▸ Exercise aim
Locate every line below that contains the word "React" and copy it.
· · · · ·
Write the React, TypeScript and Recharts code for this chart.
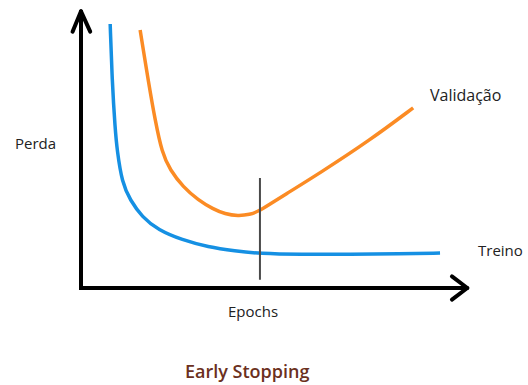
import React from 'react';
import { LineChart, Line, XAxis, YAxis, ReferenceLine } from 'recharts';

// Curves (epochs 0-100, loss 0-100)
const treino = [
  { epoch: 7.6, loss: 96.0 },
  { epoch: 8.1, loss: 75.6 },
  { epoch: 8.9, loss: 57.5 },
  { epoch: 9.4, loss: 50.2 },
  { epoch: 10.7, loss: 38.2 },
  { epoch: 12.8, loss: 32.0 },
  { epoch: 15.9, loss: 25.8 },
  { epoch: 20.1, loss: 21.1 },
  { epoch: 26.3, loss: 17.5 },
  { epoch: 33.1, loss: 14.9 },
  { epoch: 40.1, loss: 13.5 },
  { epoch: 46.6, loss: 12.5 },
  { epoch: 57.0, loss: 12.2 },
  { epoch: 70.1, loss: 12.2 },
  { epoch: 83.1, loss: 12.4 },
  { epoch: 93.5, loss: 12.7 },
];

const validacao = [
  { epoch: 15.4, loss: 93.8 },
  { epoch: 17.7, loss: 73.8 },
  { epoch: 19.3, loss: 61.1 },
  { epoch: 21.1, loss: 49.1 },
  { epoch: 23.2, loss: 42.9 },
  { epoch: 26.6, loss: 36.7 },
  { epoch: 30.5, loss: 32.0 },
  { epoch: 34.4, loss: 28.7 },
  { epoch: 37.5, loss: 26.9 },
  { epoch: 40.9, loss: 26.2 },
  { epoch: 44.0, loss: 26.7 },
  { epoch: 46.1, loss: 27.8 },
  { epoch: 49.2, loss: 30.5 },
  { epoch: 52.6, loss: 33.5 },
  { epoch: 62.2, loss: 41.8 },
  { epoch: 75.3, loss: 53.8 },
  { epoch: 86.5, loss: 65.5 },
];

const stopEpoch = 46.6;
const stopRange = [3, 40];

const font = '"Open Sans", sans-serif';

const label = (text: string, left: number, top: number, extra: React.CSSProperties = {}) => (
  <div
    style={{
      position: 'absolute',
      left,
      top,
      fontFamily: font,
      fontSize: 15,
      lineHeight: 1,
      color: '#222',
      whiteSpace: 'nowrap',
      ...extra,
    }}
  >
    {text}
  </div>
);

const App = () => {
  return (
    <div style={{ position: 'absolute', left: 0, top: 0, width: 528, height: 385, background: '#fff' }}>
      <LineChart width={528} height={385} margin={{ top: 13, right: 63, bottom: 97, left: 81 }}>
        <XAxis type="number" dataKey="epoch" domain={[0, 100]} hide allowDataOverflow />
        <YAxis type="number" dataKey="loss" domain={[0, 100]} hide allowDataOverflow />

        {/* axes with arrow heads */}
        <ReferenceLine segment={[{ x: 0, y: 0 }, { x: 100.3, y: 0 }]} stroke="#000" strokeWidth={4} ifOverflow="visible" />
        <ReferenceLine segment={[{ x: 0, y: -0.7 }, { x: 0, y: 100.2 }]} stroke="#000" strokeWidth={4} ifOverflow="visible" />
        <ReferenceLine segment={[{ x: 96.6, y: 4.2 }, { x: 100.6, y: 0 }]} stroke="#000" strokeWidth={4} strokeLinecap="round" ifOverflow="visible" />
        <ReferenceLine segment={[{ x: 96.6, y: -4.2 }, { x: 100.6, y: 0 }]} stroke="#000" strokeWidth={4} strokeLinecap="round" ifOverflow="visible" />
        <ReferenceLine segment={[{ x: -2.2, y: 93.2 }, { x: 0, y: 100.6 }]} stroke="#000" strokeWidth={4} strokeLinecap="round" ifOverflow="visible" />
        <ReferenceLine segment={[{ x: 2.4, y: 93.2 }, { x: 0, y: 100.6 }]} stroke="#000" strokeWidth={4} strokeLinecap="round" ifOverflow="visible" />

        <Line
          data={treino}
          dataKey="loss"
          type="basis"
          stroke="#1590e3"
          strokeWidth={3.5}
          dot={false}
          isAnimationActive={false}
        />
        <Line
          data={validacao}
          dataKey="loss"
          type="basis"
          stroke="#fb8b24"
          strokeWidth={3.5}
          dot={false}
          isAnimationActive={false}
        />

        <ReferenceLine
          segment={[{ x: stopEpoch, y: stopRange[0] }, { x: stopEpoch, y: stopRange[1] }]}
          stroke="#4a4a4a"
          strokeWidth={2}
        />
      </LineChart>

      {label('Perda', 15, 136)}
      {label('Validação', 430, 87, { fontSize: 16 })}
      {label('Treino', 478, 243)}
      {label('Epochs', 228, 304)}
      {label('Early Stopping', 185, 362, { fontSize: 18, fontWeight: 600, color: '#6b3020' })}
    </div>
  );
};

export default App;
· · · · ·
▸ Final result
Write the React, TypeScript and Recharts code for this chart.
import React from 'react';
const label = (text: string, left: number, top: number, extra: React.CSSProperties = {}) => (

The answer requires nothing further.